EVOLUTION OF VISIBLE PHOTOLUMINESCENCE AND SURFACE-MORPHOLOGY OF ULTRATHIN POROUS SI FILMS IMAGED BY SCANNING-TUNNELING-MICROSCOPY

The surface morphology of various ultrathin porous Si (PS) films (approximately 20 nm in thickness) is systematically investigated by means of scanning tunneling microscopy (STM) and correlated with the respective photoluminescent properties. Using moderately doped Si(100) wafers, three classes of PS samples are fabricated by electrochemical etching at low current densities under different preparation conditions: in the dark (class A), under illumination with ultraviolet (UV) light (class B), and in the dark followed by a postphotochemical treatment (class C).

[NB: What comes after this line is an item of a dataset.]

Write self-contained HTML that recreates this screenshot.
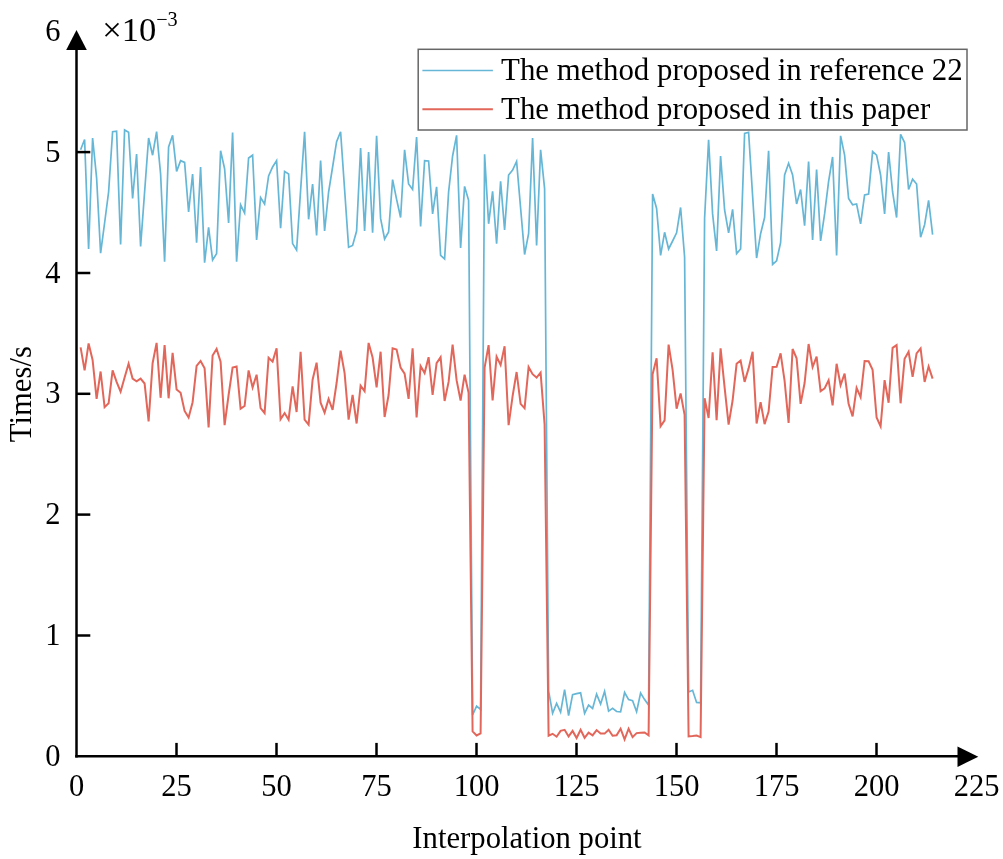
<!DOCTYPE html>
<html><head><meta charset="utf-8"><title>chart</title>
<style>
html,body{margin:0;padding:0;background:#fff;}
body{width:1003px;height:859px;overflow:hidden;font-family:"Liberation Serif",serif;}
svg{display:block;will-change:transform;}
text{font-family:"Liberation Serif",serif;font-size:30.5px;fill:#000;}
</style></head><body>
<svg width="1003" height="859" viewBox="0 0 1003 859">
<rect width="1003" height="859" fill="#fff"/>
<polyline fill="none" stroke="#66b6d6" stroke-width="1.7" stroke-linejoin="miter" points="80.6,149.8 84.6,139.5 88.6,249.0 92.6,138.0 96.6,177.8 100.6,253.2 104.6,223.0 108.6,192.0 112.6,131.7 116.6,131.2 120.6,244.5 124.6,130.0 128.6,132.3 132.6,198.5 136.6,154.0 140.6,246.4 144.6,192.0 148.6,138.0 152.6,155.2 156.6,131.7 160.6,174.0 164.6,261.7 168.6,147.0 172.6,135.3 176.6,171.4 180.6,160.6 184.6,162.4 188.6,212.0 192.6,174.0 196.6,242.7 200.6,167.0 204.6,262.6 208.6,227.4 212.6,260.0 216.6,253.6 220.6,150.7 224.6,168.7 228.6,222.9 232.6,132.6 236.6,261.7 240.6,204.8 244.6,213.0 248.6,158.0 252.6,155.2 256.6,240.0 260.6,197.6 264.6,204.0 268.6,176.0 272.6,167.0 276.6,160.6 280.6,228.3 284.6,171.4 288.6,174.0 292.6,243.6 296.6,250.0 300.6,190.4 304.6,131.7 308.6,219.3 312.6,184.0 316.6,235.5 320.6,160.6 324.6,231.0 328.6,192.0 332.6,167.0 336.6,141.7 340.6,131.7 344.6,189.5 348.6,247.3 352.6,245.5 356.6,231.0 360.6,148.0 364.6,231.0 368.6,152.0 372.6,232.8 376.6,135.9 380.6,218.4 384.6,239.0 388.6,232.0 392.6,179.6 396.6,199.4 400.6,217.5 404.6,149.8 408.6,184.0 412.6,189.5 416.6,137.0 420.6,226.5 424.6,160.6 428.6,161.0 432.6,213.9 436.6,186.8 440.6,255.4 444.6,259.0 448.6,192.0 452.6,156.0 456.6,135.3 460.6,248.0 464.6,186.4 468.6,200.3 472.6,715.0 476.6,706.2 480.6,709.5 484.6,154.3 488.6,223.8 492.6,191.3 496.6,243.6 500.6,181.4 504.6,230.0 508.6,175.0 512.6,170.0 516.6,161.5 520.6,208.0 524.6,254.5 528.6,233.7 532.6,138.0 536.6,245.5 540.6,149.8 544.6,188.6 548.6,690.8 552.6,713.3 556.6,703.5 560.6,712.2 564.6,689.7 568.6,715.5 572.6,694.7 576.6,693.6 580.6,692.8 584.6,713.3 588.6,705.1 592.6,708.4 596.6,694.1 600.6,704.0 604.6,691.4 608.6,711.1 612.6,708.4 616.6,711.5 620.6,711.9 624.6,692.5 628.6,699.6 632.6,700.7 636.6,711.7 640.6,693.0 644.6,699.6 648.6,705.1 652.6,194.0 656.6,208.4 660.6,255.4 664.6,232.3 668.6,249.0 672.6,241.0 676.6,232.8 680.6,207.5 684.6,257.0 688.6,692.0 692.6,690.3 696.6,702.4 700.6,702.9 704.6,218.0 708.6,139.9 712.6,213.9 716.6,250.9 720.6,156.0 724.6,210.0 728.6,232.8 732.6,209.4 736.6,253.6 740.6,249.0 744.6,133.5 748.6,132.3 752.6,195.8 756.6,258.0 760.6,233.7 764.6,217.5 768.6,150.7 772.6,264.4 776.6,260.8 780.6,242.7 784.6,175.0 788.6,163.3 792.6,175.0 796.6,204.0 800.6,189.5 804.6,225.6 808.6,161.5 812.6,240.0 816.6,169.6 820.6,241.0 824.6,213.9 828.6,181.4 832.6,157.0 836.6,255.4 840.6,135.9 844.6,155.2 848.6,198.5 852.6,204.8 856.6,204.0 860.6,223.8 864.6,195.0 868.6,194.0 872.6,151.6 876.6,155.2 880.6,175.0 884.6,213.9 888.6,152.0 892.6,192.0 896.6,217.5 900.6,134.4 904.6,142.6 908.6,189.5 912.6,179.2 916.6,184.0 920.6,237.3 924.6,224.7 928.6,200.3 932.6,234.6"/>
<polyline fill="none" stroke="#e2675a" stroke-width="2" stroke-linejoin="miter" points="80.6,347.3 84.6,370.4 88.6,343.5 92.6,359.9 96.6,398.9 100.6,371.5 104.6,407.1 108.6,403.3 112.6,370.4 116.6,381.9 120.6,391.7 124.6,377.5 128.6,363.8 132.6,378.6 136.6,381.3 140.6,378.6 144.6,383.5 148.6,421.4 152.6,363.2 156.6,342.9 160.6,397.8 164.6,345.1 168.6,398.3 172.6,352.8 176.6,389.5 180.6,392.8 184.6,410.9 188.6,417.5 192.6,402.2 196.6,366.0 200.6,361.0 204.6,368.2 208.6,427.4 212.6,355.5 216.6,349.0 220.6,361.6 224.6,425.2 228.6,395.0 232.6,367.6 236.6,366.5 240.6,408.7 244.6,406.0 248.6,370.4 252.6,387.4 256.6,374.7 260.6,408.2 264.6,413.1 268.6,357.7 272.6,361.6 276.6,348.2 280.6,419.2 284.6,413.1 288.6,419.7 292.6,386.3 296.6,412.0 300.6,351.7 304.6,419.7 308.6,424.6 312.6,379.7 316.6,362.7 320.6,402.7 324.6,412.6 328.6,398.9 332.6,409.8 336.6,383.0 340.6,350.6 344.6,373.1 348.6,419.7 352.6,395.0 356.6,423.5 360.6,385.7 364.6,391.2 368.6,342.9 372.6,357.5 376.6,387.4 380.6,351.7 384.6,417.0 388.6,395.0 392.6,348.4 396.6,349.5 400.6,367.6 404.6,373.6 408.6,398.9 412.6,348.4 416.6,417.5 420.6,366.0 424.6,373.1 428.6,357.2 432.6,395.0 436.6,363.2 440.6,357.2 444.6,401.0 448.6,381.9 452.6,344.6 456.6,380.2 460.6,400.5 464.6,374.7 468.6,392.8 472.6,731.4 476.6,735.5 480.6,733.5 484.6,367.6 488.6,345.1 492.6,400.5 496.6,356.6 500.6,364.9 504.6,346.2 508.6,425.2 512.6,396.1 516.6,372.0 520.6,403.8 524.6,408.2 528.6,367.0 532.6,374.2 536.6,377.5 540.6,372.5 544.6,424.6 548.6,735.6 552.6,733.8 556.6,736.7 560.6,730.9 564.6,729.8 568.6,736.4 572.6,730.9 576.6,738.0 580.6,729.8 584.6,737.8 588.6,732.7 592.6,735.3 596.6,730.1 600.6,733.4 604.6,733.6 608.6,729.8 612.6,735.8 616.6,735.3 620.6,728.7 624.6,739.3 628.6,728.7 632.6,737.1 636.6,733.1 640.6,732.7 644.6,732.5 648.6,735.3 652.6,374.2 656.6,358.3 660.6,426.3 664.6,420.3 668.6,344.6 672.6,369.8 676.6,408.7 680.6,393.4 684.6,414.8 688.6,736.4 692.6,736.1 696.6,735.6 700.6,737.1 704.6,398.3 708.6,418.0 712.6,352.3 716.6,420.3 720.6,348.4 724.6,387.4 728.6,424.6 732.6,400.5 736.6,363.8 740.6,360.5 744.6,381.9 748.6,368.4 752.6,351.7 756.6,423.5 760.6,402.2 764.6,424.1 768.6,411.5 772.6,367.0 776.6,366.7 780.6,353.4 784.6,380.8 788.6,423.0 792.6,349.0 796.6,358.3 800.6,403.8 804.6,383.0 808.6,344.0 812.6,367.0 816.6,356.6 820.6,391.2 824.6,388.4 828.6,380.2 832.6,405.4 836.6,363.8 840.6,385.2 844.6,373.6 848.6,403.8 852.6,416.4 856.6,387.9 860.6,397.2 864.6,361.0 868.6,361.3 872.6,369.8 876.6,417.5 880.6,426.3 884.6,380.2 888.6,402.7 892.6,347.9 896.6,345.1 900.6,403.3 904.6,358.8 908.6,351.7 912.6,376.9 916.6,353.4 920.6,348.4 924.6,381.9 928.6,366.5 932.6,378.6"/>
<g stroke="#000" stroke-width="2.5" fill="none">
<line x1="76.5" y1="45" x2="76.5" y2="757.5999999999999"/>
<line x1="75.2" y1="756.3" x2="960" y2="756.3"/>
<line x1="176.5" y1="756.3" x2="176.5" y2="742.9"/><line x1="276.5" y1="756.3" x2="276.5" y2="742.9"/><line x1="376.5" y1="756.3" x2="376.5" y2="742.9"/><line x1="476.5" y1="756.3" x2="476.5" y2="742.9"/><line x1="576.5" y1="756.3" x2="576.5" y2="742.9"/><line x1="676.5" y1="756.3" x2="676.5" y2="742.9"/><line x1="776.5" y1="756.3" x2="776.5" y2="742.9"/><line x1="876.5" y1="756.3" x2="876.5" y2="742.9"/>
<line x1="76.5" y1="635.5" x2="90.3" y2="635.5"/><line x1="76.5" y1="514.6" x2="90.3" y2="514.6"/><line x1="76.5" y1="393.8" x2="90.3" y2="393.8"/><line x1="76.5" y1="273.0" x2="90.3" y2="273.0"/><line x1="76.5" y1="152.1" x2="90.3" y2="152.1"/>
</g>
<polygon points="76.5,30 66.2,50 86.8,50" fill="#000"/>
<polygon points="978.3,756.7 957.5,746.5 957.5,766.9" fill="#000"/>
<text x="76.5" y="796" text-anchor="middle">0</text><text x="176.5" y="796" text-anchor="middle">25</text><text x="276.5" y="796" text-anchor="middle">50</text><text x="376.5" y="796" text-anchor="middle">75</text><text x="476.5" y="796" text-anchor="middle">100</text><text x="576.5" y="796" text-anchor="middle">125</text><text x="676.5" y="796" text-anchor="middle">150</text><text x="776.5" y="796" text-anchor="middle">175</text><text x="876.5" y="796" text-anchor="middle">200</text><text x="976.5" y="796" text-anchor="middle">225</text>
<text x="60.5" y="765.9" text-anchor="end">0</text><text x="60.5" y="645.1" text-anchor="end">1</text><text x="60.5" y="524.2" text-anchor="end">2</text><text x="60.5" y="403.4" text-anchor="end">3</text><text x="60.5" y="282.6" text-anchor="end">4</text><text x="60.5" y="161.7" text-anchor="end">5</text><text x="60.5" y="40.9" text-anchor="end">6</text>
<text x="102.2" y="40.5" style="font-size:34.6px">×10</text>
<text x="156.2" y="26.4" style="font-size:20.2px">−3</text>
<text x="527" y="848" text-anchor="middle" style="font-size:30.7px">Interpolation point</text>
<text transform="translate(31.4,394.2) rotate(-90)" text-anchor="middle" style="font-size:30.7px">Times/s</text>
<rect x="418.2" y="49.3" width="548.8" height="80.7" fill="#fff" stroke="#666" stroke-width="1.5"/>
<line x1="422.4" y1="70.5" x2="492.9" y2="70.5" stroke="#66b6d6" stroke-width="1.7"/>
<line x1="422.4" y1="109.2" x2="492.9" y2="109.2" stroke="#e2675a" stroke-width="2"/>
<text x="501.1" y="80.2" style="font-size:30.85px">The method proposed in reference 22</text>
<text x="501.1" y="119.2" style="font-size:30.85px">The method proposed in this paper</text>
</svg>
</body></html>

Upon UV-light excitation, layers of class A do not emit light in the visible range, while weak and efficient photoluminescence signals are obtained from samples belonging to classes B and C, respectively. STM imaging reveals a remarkable decrease in the lateral size of characteristic surface features from approximately 10 nm for class A to roughly 2 nm for class C films, fitting excellently to the quantum confinement approach in describing the origin of luminescence. For comparison, mesoporous Si films are also employed, fabricated by electrochemical etching of highly doped Si wafers. Preparation in the dark leads to nonvisible light-emitting material and the surface morphology is comparable to that of class A films.